Loss function: In order to avoid any duplication of the results when generating the summary, we added a coverage loss to the original loss in the model. A coverage vector

c^{t}

obtained by summing the attention weights of the previous time steps was calculated. The attention distribution of the original text at time t was affected by the previous attention distribution, thus avoiding excessive repeated attention on the same position and preventing the repetition of the generated results.

c^{t} = \sum_{i = 0}^{t - 1} a^{i}

(21)

c o v l o s s_{t} = \sum_{i} min (a_{i}^{t}, c_{i}^{t})

(22)

where

c_{i}^{t}

is the coverage vector at time t,

a_{i}^{t}

represents the attention weight at time t, and the final loss of each step was obtained by adding the coverage loss to the original loss function:

l o s s_{t} = - log P (w_{t}^{*}) + λ \sum_{i} min (a_{i}^{t}, c_{i}^{t})

(23)

4. Experimental Results

In this section, we first discuss the datasets used in this paper and the baselines in the existing text summarization research. Then, we describe the corresponding experiments on the datasets. Finally, we detail the ablation experiments that verified the effectiveness of every component.

4.1. Datasets

Two datasets were used in this study for comparison. The first experimental dataset was sourced from the legal summarization competition, the China Legal Research Cup CAIL2020 (The CAIL2020 data used to support the findings of this study are available at https://www.kaggle.com/datasets/weipengfei/sfzy-small (accessed on 26 January 2023)).These data were provided and notated by the Beijing Judicial Big-Data Institute, including 9848 civil judgments in the first instance. The judgment document was divided into several sentences in advance, each sentence was annotated with a label of importance, and the corresponding reference summary was provided. The second was the Legal Case Reports Dataset (LCRD) [32], which contained Australian legal cases from the Federal Court of Australia (FCA). There were 4000 judgment texts with corresponding reference summaries in this dataset. The above two datasets were both long-text summary datasets. Before summary generation, we pre-processed the texts and reference abstracts in the datasets, including text de-noising, word segmentation, sentence segmentation, etc.
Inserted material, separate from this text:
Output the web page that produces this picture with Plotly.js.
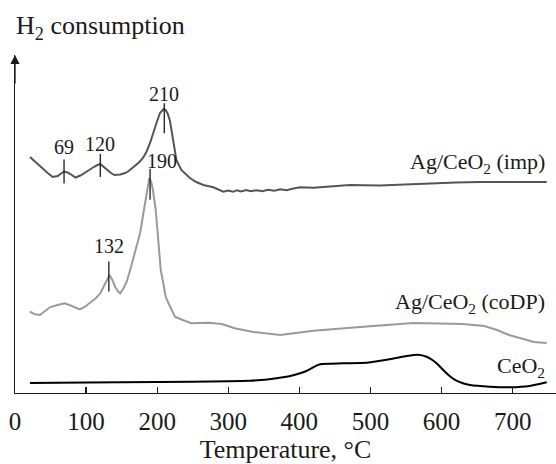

Due to the uncertainty and randomness of the datasets, splitting the datasets into training and testing sets only once could lead to a certain degree of bias in the evaluation results of the model. In order to solve this problem, we adopted a k-fold cross-validation method and randomly divided the datasets multiple times when training and evaluating the model. The datasets were divided into different training sets and testing sets each time to evaluate the stability and generalization abilities of the model. Specifically, we chose k = 5 and divided the labeled data into five parts, four of which were used to train the extraction model. For each round of cross-validation, we randomly selected one as the testing set and the remaining four as the training set. We used the training set to train the model and then evaluated the model’s performance on the testing set. For each of the five rounds, we selected a different testing set each time, and then we finally took the average of the five performance indicators as the model’s performance index.
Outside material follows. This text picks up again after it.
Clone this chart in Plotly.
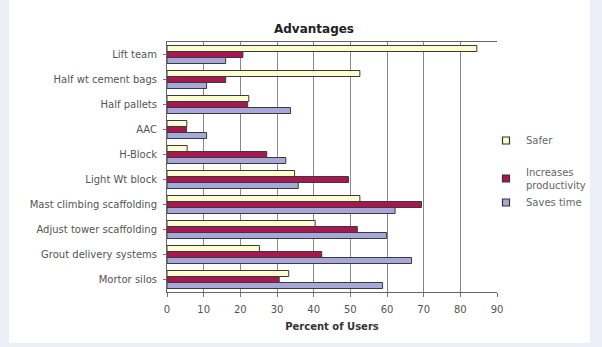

4.2. Implementation Details

4.2.1. Justification for the Applied Techniques

In this study, we applied various techniques to develop legal judgment summarization models, and we justified each technique in terms of its applicability to the corresponding task. First, we used a pre-trained language model based on the transformer architecture, which has shown promising results in various natural-language-processing tasks. Using the transformer in legal judgment summarization was justified because it could capture the domain-specific language and the structures of legal texts, which could be challenging for other general language models. Second, we adopted a two-stage summary-generation method. Our model extracted key sentences using an extractive method and then fed them into an abstractive model to generate text summaries. This technique was reasonable because it could effectively solve issues concerning lengthy texts and scattered important information. Third, we introduced technical terms and topic-specific keywords from legal judgment texts as an attention mechanism in the summarization model. It was reasonable because the attention mechanism provided the model with domain-specific knowledge to improve model performance on summarization tasks.

In summary, we carefully chose the techniques for our model of legal judgment summarization. Transformer architecture, two-stage summarization methods, and attention mechanisms were justified based on their contributions towards improving the performance and quality of the generated summaries.

4.2.2. Parameter Setting

The UNILM model was constructed by using the bert4keras8 toolkit [33]. The number of transformer layers of the UNILM was set at 12, the hidden vector dimension was set at 768, num_training_steps was set at 10,000, and the epochs were set at 55. The learning rate of the Adam optimizer was

3 \times 10^{- 5}

, and the linear decay function of the learning rate was used to ensure the learning rate decayed linearly, from the first step to the last step, at 50% of the initial learning rate. In the decoding stage, we used a beam search to generate the text summaries, and the beam size was set at 5.

4.3. Baselines

We compared the performance of our model with three types of text-summarization models: an extractive model, an abstractive model, and a two-stage model. We chose these methods as the baselines because they have been commonly used for text summarization. All comparison models are described in detail, as follows.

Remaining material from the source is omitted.